▶ **GIVEN REQUEST**
Collect each line containing "matplotlib".
[Begin]
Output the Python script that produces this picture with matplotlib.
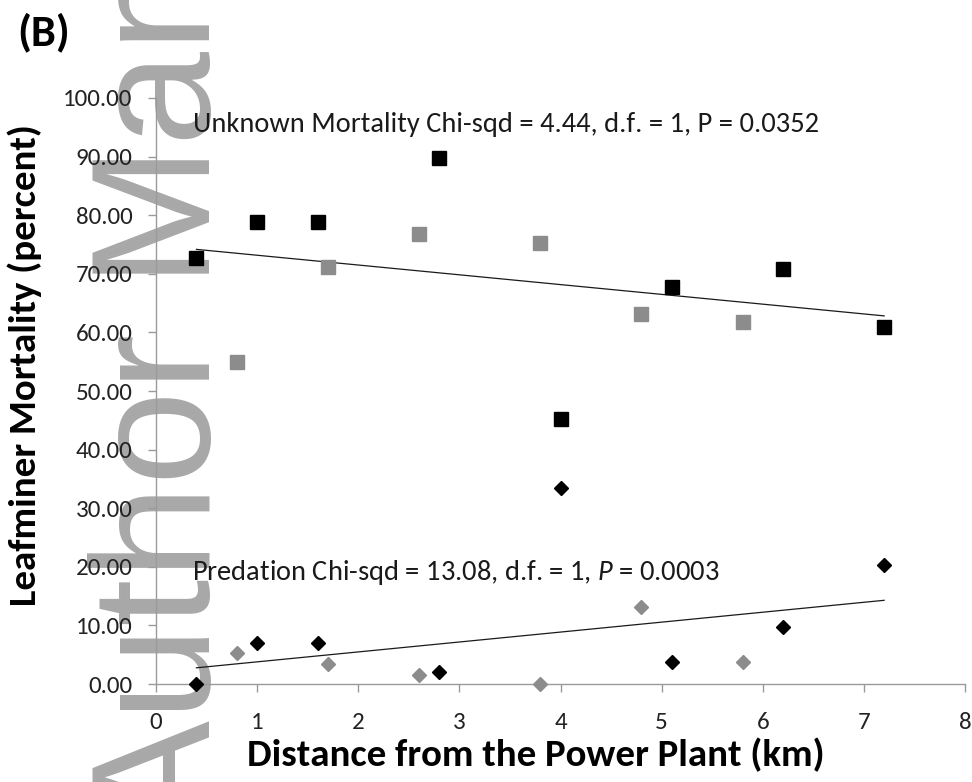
import numpy as np
import matplotlib.pyplot as plt

plt.rcParams['font.family'] = 'Carlito'
plt.rcParams['mathtext.fontset'] = 'custom'
plt.rcParams['mathtext.rm'] = 'Carlito'
plt.rcParams['mathtext.it'] = 'Carlito:italic'

# distance from the plant (km) for the two site groups
dist_black = [0.4, 1.0, 1.6, 2.8, 4.0, 5.1, 6.2, 7.2]
dist_grey = [0.8, 1.7, 2.6, 3.8, 4.8, 5.8]

# unknown mortality (percent)
unknown_black = [72.7, 78.8, 78.8, 89.8, 45.2, 67.7, 70.8, 60.9]
unknown_grey = [55.0, 71.2, 76.8, 75.3, 63.1, 61.8]

# predation (percent)
pred_black = [0.0, 7.0, 7.0, 2.0, 33.4, 3.75, 9.7, 20.3]
pred_grey = [5.3, 3.4, 1.5, 0.0, 13.1, 3.75]

y_ticks = [0, 10, 20, 30, 40, 50, 60, 70, 80, 90, 100]
x_ticks = [0, 1, 2, 3, 4, 5, 6, 7, 8]

unknown_note = "Unknown Mortality Chi-sqd = 4.44, d.f. = 1, P = 0.0352"
pred_note = "Predation Chi-sqd = 13.08, d.f. = 1, $P$ = 0.0003"

fig = plt.figure(figsize=(9.72, 7.82), dpi=100)
ax = fig.add_axes([0.1605, 0.1253, 0.8323, 0.7494])
ax.set_facecolor('none')

# manuscript watermark behind the plot
fig.text(210 / 972, -51 / 782, "Author Manuscript", family='Liberation Sans',
         fontsize=122, color='#a8a8a8', rotation=90, rotation_mode='anchor',
         ha='left', va='baseline', zorder=-1)

grey = '#8c8c8c'
ax.plot(dist_black, unknown_black, 's', color='black', ms=10.5, clip_on=False, zorder=4)
ax.plot(dist_grey, unknown_grey, 's', color=grey, ms=10.5, clip_on=False, zorder=3)
ax.plot(dist_black, pred_black, 'D', color='black', ms=6.8, clip_on=False, zorder=4)
ax.plot(dist_grey, pred_grey, 'D', color=grey, ms=6.8, clip_on=False, zorder=3)

# linear trend over both groups
all_x = np.array(dist_black + dist_grey)
xs = np.array([all_x.min(), all_x.max()])
for ys in (unknown_black + unknown_grey, pred_black + pred_grey):
    k, b = np.polyfit(all_x, ys, 1)
    ax.plot(xs, k * xs + b, color='#1a1a1a', lw=0.9, zorder=2)

ax.text(0.366, 94.2, unknown_note, fontsize=20.5, color='#1a1a1a', va='baseline')
ax.text(0.356, 17.7, pred_note, fontsize=20.5, color='#1a1a1a', va='baseline')

ax.set_xlim(0, 8)
ax.set_ylim(0, 100)
ax.set_xticks(x_ticks)
ax.set_yticks(y_ticks)
ax.set_yticklabels([f"{v:.2f}" for v in y_ticks])

for side in ('top', 'right'):
    ax.spines[side].set_visible(False)
for side in ('left', 'bottom'):
    ax.spines[side].set_color('#9a9a9a')
    ax.spines[side].set_linewidth(1.0)
ax.tick_params(axis='both', direction='out', length=6, width=1.0, color='#9a9a9a',
               labelsize=18, labelcolor='#222222')
ax.tick_params(axis='x', pad=14)
ax.tick_params(axis='y', pad=11)

ax.set_xlabel("Distance from the Power Plant (km)", fontsize=28, fontweight='bold')
ax.xaxis.set_label_coords((536 - 156) / 809, (684 - 755) / 586)
ax.xaxis.label.set_va('center')
ax.set_ylabel("Leafminer Mortality (percent)", fontsize=28, fontweight='bold')
ax.yaxis.set_label_coords((25 - 156) / 809, (684 - 365) / 586)
ax.yaxis.label.set_va('center')

fig.text(17 / 972, 1 - 32 / 782, "(B)", fontsize=32, fontweight='bold', va='center', ha='left')

fig.savefig('out.png', dpi=100)
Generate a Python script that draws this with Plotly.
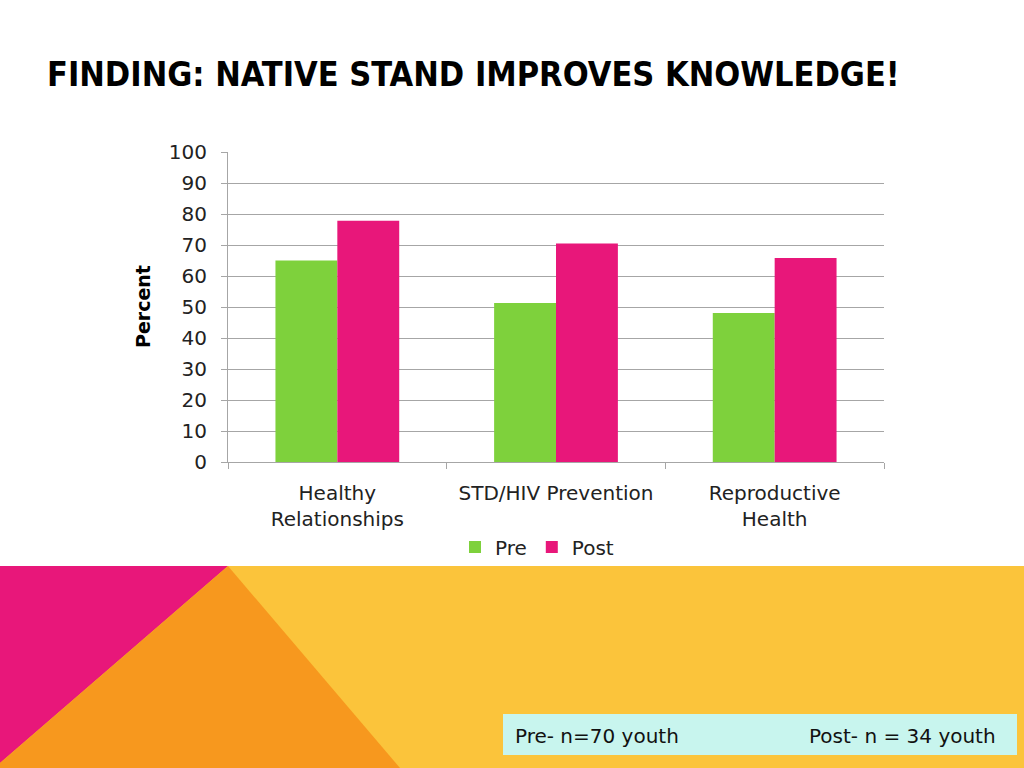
import plotly.graph_objects as go

categories = ["Healthy<br>Relationships", "STD/HIV Prevention", "Reproductive<br>Health"]
pre = [65.0, 51.3, 48.1]
post = [77.8, 70.5, 65.8]
y_ticks = [0, 10, 20, 30, 40, 50, 60, 70, 80, 90, 100]

GREEN = "#7ED13C"
PINK = "#E8177A"
ORANGE = "#F7981E"
YELLOW = "#FBC43B"
FONT = "DejaVu Sans, Verdana, sans-serif"

fig = go.Figure()
fig.add_bar(x=categories, y=pre, name="Pre", marker_color=GREEN, marker_line_width=0)
fig.add_bar(x=categories, y=post, name="Post", marker_color=PINK, marker_line_width=0)

W, H = 1024, 768
px = lambda v: v / W
py = lambda v: 1 - v / H

# background decoration at the bottom of the slide
shapes = [
    dict(type="rect", xref="paper", yref="paper", x0=0, x1=1, y0=0, y1=py(566),
         fillcolor=YELLOW, line_width=0, layer="below"),
    dict(type="path", xref="paper", yref="paper",
         path=f"M 0 {py(566)} L {px(228)} {py(566)} L 0 {py(763)} Z",
         fillcolor=PINK, line_width=0, layer="below"),
    dict(type="path", xref="paper", yref="paper",
         path=f"M {px(228)} {py(566)} L {px(400)} 0 L 0 0 L 0 {py(763)} Z",
         fillcolor=ORANGE, line_width=0, layer="below"),
    dict(type="rect", xref="paper", yref="paper", x0=px(503), x1=px(1017),
         y0=py(755), y1=py(714), fillcolor="#C8F5EE", line_width=0, layer="below"),
]

annotations = [
    dict(text="<b>FINDING: NATIVE STAND IMPROVES KNOWLEDGE!</b>", xref="paper", yref="paper",
         x=px(45), y=py(74), xanchor="left", yanchor="middle", showarrow=False,
         font=dict(family="DejaVu Sans Condensed, sans-serif", size=34, color="#000000")),
    dict(text="<b>Percent</b>", xref="paper", yref="paper", x=px(143), y=py(307),
         textangle=-90, showarrow=False, xanchor="center", yanchor="middle",
         font=dict(family=FONT, size=19, color="#000000")),
    dict(text="Pre- n=70 youth", xref="paper", yref="paper", x=px(513), y=py(736),
         xanchor="left", yanchor="middle", showarrow=False,
         font=dict(family=FONT, size=20, color="#111111")),
    dict(text="Post- n = 34 youth", xref="paper", yref="paper", x=px(998), y=py(736),
         xanchor="right", yanchor="middle", showarrow=False,
         font=dict(family=FONT, size=20, color="#111111")),
]

fig.update_layout(
    width=W, height=H,
    margin=dict(l=0, r=0, t=0, b=0, autoexpand=False),
    paper_bgcolor="white", plot_bgcolor="white",
    barmode="group", bargap=0.434, bargroupgap=0,
    font=dict(family=FONT, size=20, color="#222222"),
    shapes=shapes, annotations=annotations,
    legend=dict(orientation="h", x=px(537), y=py(547), xanchor="center", yanchor="middle",
                font=dict(size=20, color="#222222"), bgcolor="rgba(0,0,0,0)",
                itemwidth=30, traceorder="normal"),
    xaxis=dict(domain=[px(228), px(884)], showline=True, linecolor="#A6A6A6", linewidth=1,
               ticks="outside", tickson="boundaries", ticklen=6, tickcolor="#A6A6A6",
               showgrid=False, automargin=False, ticklabelstandoff=13,
               tickfont=dict(size=20, color="#222222")),
    yaxis=dict(domain=[py(462), py(152)], range=[0, 100], tickvals=y_ticks,
               showline=True, linecolor="#A6A6A6", linewidth=1,
               ticks="outside", ticklen=6, tickcolor="#A6A6A6",
               showgrid=True, gridcolor="#A6A6A6", gridwidth=1, zeroline=False,
               automargin=False, ticklabelstandoff=10,
               tickfont=dict(size=20, color="#222222")),
)

fig.write_html("out.html", config={"displayModeBar": False},
               post_script="document.body.style.margin='0';")
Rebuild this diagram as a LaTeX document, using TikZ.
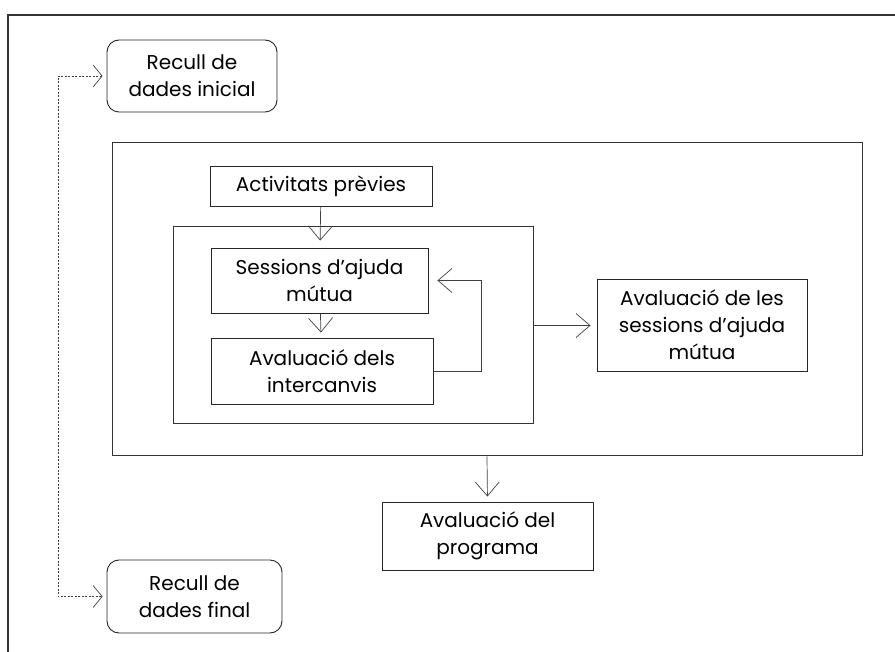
[End]
▶ **WRITTEN SOLUTION**
Output the Python script that produces this picture with matplotlib.
import matplotlib.pyplot as plt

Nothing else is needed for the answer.